Monday, June 23, 2008

New Merton Documentary


There's a new Merton documentary! Morgan Atkinson's film, entitled Soul Searching: The Journey of Thomas Merton, was released on DVD in 2007. Because Merton's life is so rich, this is welcome news. The first Merton documentary, Paul Wilkes' Merton: A Film Biography (1984), was true to its title. Beginning with his early life in France and England, it traces Merton's life from Cambridge, to Columbia, to Gethsemani, to his interests in peace and civil rights, to his interest in Asian religions, and finally to his tragic death in Bangkok while attending an interfaith monastic conference. Along the way, it interviews various people close to Merton to give the viewer a sense of Merton's significance and greatness.
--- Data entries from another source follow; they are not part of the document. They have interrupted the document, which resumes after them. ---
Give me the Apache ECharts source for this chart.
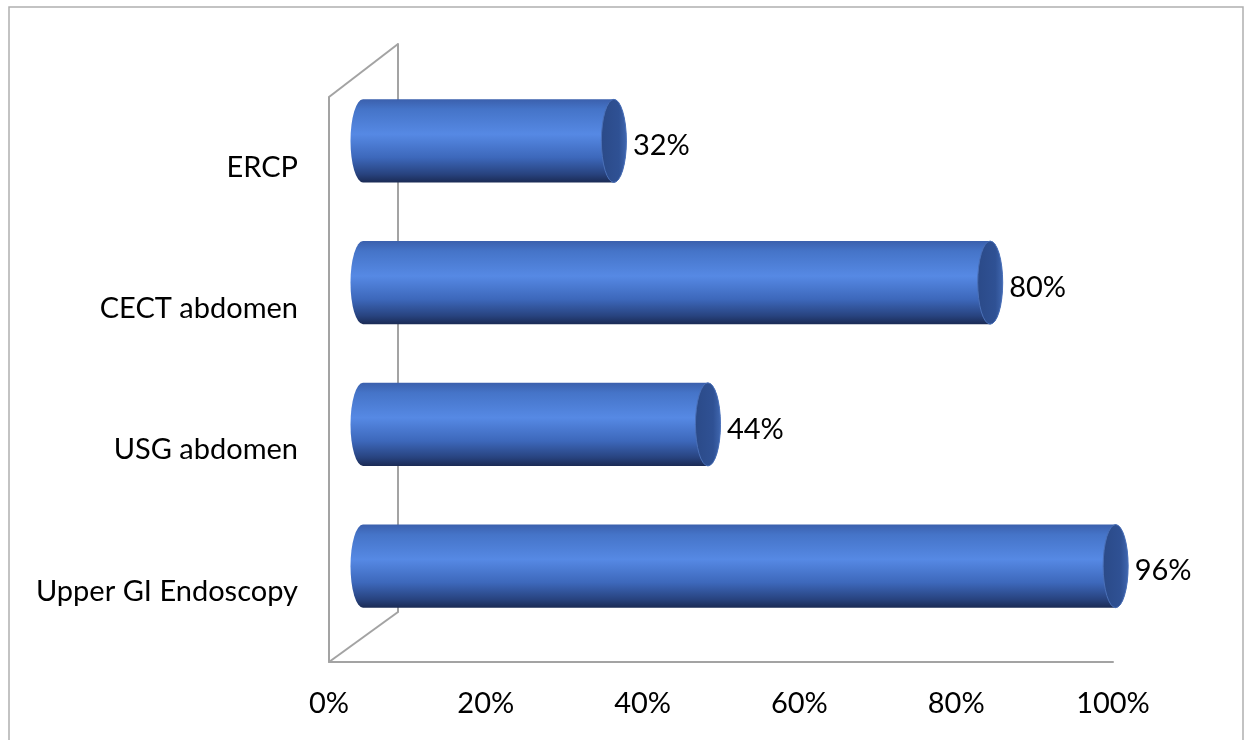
<!DOCTYPE html>
<html><head><meta charset="utf-8">
<script src="https://cdn.jsdelivr.net/npm/echarts@6/dist/echarts.min.js"></script>
<style>html,body{margin:0;padding:0;background:#fff;}#c{width:1251px;height:740px;}</style>
</head><body><div id="c"></div>
<script>
const categories = ['Upper GI Endoscopy', 'USG abdomen', 'CECT abdomen', 'ERCP'];
const values = [96, 44, 80, 32];
const xTicks = [0, 20, 40, 60, 80, 100];

const FONT = 'Lato';
const FS = 29;
const chart = echarts.init(document.getElementById('c'));
const grayLine = '#a3a3a3';

function renderBar(params, api) {
  const cat = api.value(0);
  const v = api.value(1);
  const p0 = api.coord([0, cat]);
  const p1 = api.coord([v, cat]);
  const band = api.size([0, 1])[1];
  const h = band * 0.586;
  const x0 = p0[0], x1 = p1[0], yc = p0[1];
  const top = yc - h / 2, bot = yc + h / 2;
  const rx = 12.5, ry = h / 2;
  const bodyGrad = new echarts.graphic.LinearGradient(0, 0, 0, 1, [
    {offset: 0, color: '#3b60ad'},
    {offset: 0.12, color: '#4574c8'},
    {offset: 0.42, color: '#5689e4'},
    {offset: 0.7, color: '#3d68bb'},
    {offset: 0.9, color: '#28437f'},
    {offset: 1, color: '#1b2b55'}
  ]);
  const capGrad = new echarts.graphic.LinearGradient(0, 0, 1, 0, [
    {offset: 0, color: '#2b4a88'},
    {offset: 0.7, color: '#2f5194'},
    {offset: 1, color: '#4067b0'}
  ]);
  const body = 'M' + x0 + ',' + top + ' L' + x1 + ',' + top +
    ' A' + rx + ',' + ry + ' 0 0 1 ' + x1 + ',' + bot +
    ' L' + x0 + ',' + bot +
    ' A' + rx + ',' + ry + ' 0 0 1 ' + x0 + ',' + top + ' Z';
  const cap = 'M' + (x1 - rx) + ',' + yc +
    ' A' + rx + ',' + ry + ' 0 1 1 ' + (x1 + rx) + ',' + yc +
    ' A' + rx + ',' + ry + ' 0 1 1 ' + (x1 - rx) + ',' + yc + ' Z';
  return {
    type: 'group',
    children: [
      {type: 'path', shape: {pathData: body}, style: {fill: bodyGrad}},
      {type: 'path', shape: {pathData: cap}, style: {fill: capGrad, stroke: '#4a70b8', lineWidth: 1}},
      {type: 'text', x: x1 + 19, y: yc + 5, style: {
        text: v + '%', fill: '#000', font: FS + 'px ' + FONT,
        verticalAlign: 'middle', align: 'left'}}
    ]
  };
}

const option = {
  animation: false,
  backgroundColor: '#fff',
  grid: [
    {left: 329, top: 97, width: 784, height: 565},   // front plane (axes)
    {left: 363, top: 70, width: 784, height: 567},   // bar plane
    {left: 398, top: 44, width: 784, height: 568}    // back plane
  ],
  xAxis: [
    {gridIndex: 0, type: 'value', min: 0, max: 100, interval: 20,
     axisLine: {show: true, lineStyle: {color: grayLine, width: 2}},
     axisTick: {show: false}, splitLine: {show: false},
     axisLabel: {formatter: v => v + '%', color: '#000', fontFamily: FONT, fontSize: FS, margin: 27}},
    {gridIndex: 1, type: 'value', min: 0, max: 100, show: false},
    {gridIndex: 2, type: 'value', min: 0, max: 100, show: false}
  ],
  yAxis: [
    {gridIndex: 0, type: 'category', data: categories,
     axisLine: {show: true, lineStyle: {color: grayLine, width: 2}},
     axisTick: {show: false},
     axisLabel: {color: '#000', fontFamily: FONT, fontSize: FS, margin: 31}},
    {gridIndex: 1, type: 'category', data: categories, show: false},
    {gridIndex: 2, type: 'category', data: categories,
     axisLine: {show: true, lineStyle: {color: grayLine, width: 2}},
     axisTick: {show: false}, axisLabel: {show: false}}
  ],
  graphic: [
    {type: 'rect', shape: {x: 9, y: 7, width: 1234, height: 760}, style: {fill: 'none', stroke: '#b0b0b0', lineWidth: 1.5}, z: -10},
    {type: 'line', shape: {x1: 329, y1: 97, x2: 398, y2: 44}, style: {stroke: grayLine, lineWidth: 2}},
    {type: 'line', shape: {x1: 329, y1: 662, x2: 398, y2: 612}, style: {stroke: grayLine, lineWidth: 2}}
  ],
  series: [{
    type: 'custom',
    xAxisIndex: 1, yAxisIndex: 1,
    renderItem: renderBar,
    encode: {x: 1, y: 0},
    data: categories.map((c, i) => [i, values[i]]),
    z: 5
  }]
};
chart.setOption(option);
</script></body></html>
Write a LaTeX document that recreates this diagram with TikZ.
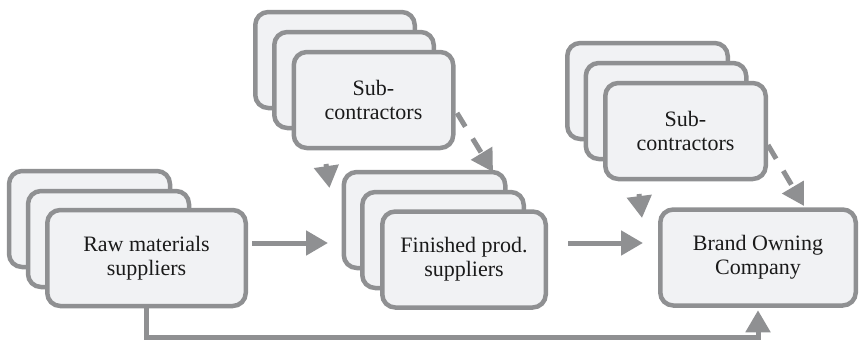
\documentclass[tikz,border=0pt]{standalone}
\usepackage{fontspec}
\setmainfont{Liberation Serif}
\usetikzlibrary{arrows.meta}
\definecolor{edgegray}{HTML}{8F9092}
\definecolor{boxfill}{HTML}{F1F2F4}
\definecolor{inkc}{HTML}{1A1A1A}
\tikzset{
  card/.style={draw=edgegray, fill=boxfill, line width=4.5pt, rounded corners=13pt,
    inner sep=0pt, minimum height=96pt, align=center, text=inkc,
    font=\fontsize{22}{24}\selectfont},
  flow/.style={draw=edgegray, line width=5pt,
    -{Triangle[length=22pt,width=24pt]}},
  dflow/.style={flow, dash pattern=on 16pt off 14pt},
}
\begin{document}
\begin{tikzpicture}[x=1pt,y=-1pt]
\useasboundingbox (0,0) rectangle (860,340);

% raw materials stack
\node[card, minimum width=161pt] (rawb) at (89.5,219) {};
\node[card, minimum width=161pt] (rawm) at (108.5,239) {};
\node[card, minimum width=198.5pt] (raw) at (146.5,258) {Raw materials\\suppliers};

% first sub-contractor stack
\node[card, minimum width=159.5pt] (subAb) at (335,60) {};
\node[card, minimum width=159.5pt] (subAm) at (354,80) {};
\node[card, minimum width=159.5pt] (subA) at (373.5,100) {Sub-\\contractors};

% finished product stack
\node[card, minimum width=161.5pt] (finb) at (424.5,220) {};
\node[card, minimum width=161.5pt] (finm) at (443,240) {};
\node[card, minimum width=163.5pt] (fin) at (464,259.5) {Finished prod.\\suppliers};

% second sub-contractor stack
\node[card, minimum width=160.5pt] (subBb) at (647.5,91) {};
\node[card, minimum width=160.5pt] (subBm) at (666,111) {};
\node[card, minimum width=160.5pt] (subB) at (685.5,131) {Sub-\\contractors};

% brand owner
\node[card, minimum width=195.5pt] (brand) at (758,257.5) {Brand Owning\\Company};

% connector end points
\coordinate (rawout) at (252,243);
\coordinate (finin) at (328,243);
\coordinate (finout) at (568,243);
\coordinate (brandin) at (643,243);
\coordinate (subAout) at (457,113);
\coordinate (fintop) at (493,172);
\coordinate (subBout) at (768,145);
\coordinate (brandtop) at (804,206);
\coordinate (headAs) at (326,164);
\coordinate (headAe) at (329.5,188);
\coordinate (headBs) at (639,194);
\coordinate (headBe) at (642,218);
\coordinate (bottomrun) at (146.5,337.5);

% main flow
\draw[flow] (rawout) -- (finin);
\draw[flow] (finout) -- (brandin);
\draw[flow, shorten >=2.5pt] (raw.south) -- (bottomrun) -| (brand.south);

% sub-contracting links
\draw[dflow] (subAout) -- (fintop);
\draw[dflow] (subBout) -- (brandtop);
\draw[flow] (headAs) -- (headAe);
\draw[flow] (headBs) -- (headBe);
\end{tikzpicture}
\end{document}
Soul Searching attempts to tell the same story with very similar methods (and even some of the same talking heads). The first obvious improvement is the quality of the picture and visual imagery. In a scene in A Film Biography displaying undergraduates partying in Cambridge that is supposed to give the viewer a sense of Merton's wild days, what really comes through is how bad women's haircuts were in the 80s. Soul Searching does not suffer from this problem. One of the best parts about Soul Searching is the manner in which it uses footage of different settings in which Merton lived (including footage of New York in the 1930s, the inside of Gethsemani as well as its rural grounds, photos of the novices he taught as Novice Master, and the hermitage where he lived in the 60s) to give the viewer a sense of the world in which he lived.

One of the problems with Soul Searching is the scant attention it gives to several important aspects of his life. It does not pick up his story until he reaches Columbia University. One of the important issues in his life is his constant search for home. (This yearning for home was manifest later in his life in his search to find his true vocation.) Leaving out how he got to Columbia does not the give the viewer a sense of how important this quest was in his life. In addition, it spends too little time on his interests in Christian mysticism, peace, civil rights, and especially the Asian contemplative traditions.

One theme Soul Searching develops that A Film Biography leaves out is Merton's romantic feelings for a young nurse who cared for him in a Louisville hospital while recovering from back surgery. I guess this means that I have not read his journals from this period, but this section of the DVD was a part of Merton's story that was new to me. It helped to humanize Merton the mystic, prophet, and saint.

Overall, Soul Searching is very much worth seeing. I wish there was a way to make a documentary about someone like Merton other than splicing together (sometimes without enough attention paid to transitions) the comments of an uneven assortment of talking heads, but I guess most viewers would not be able to sit through a narrator reading from his books for an hour. It's not perfect, but it is another very good introduction to one of the most important Christian voices of the 20th century, one that still speaks very much to our time.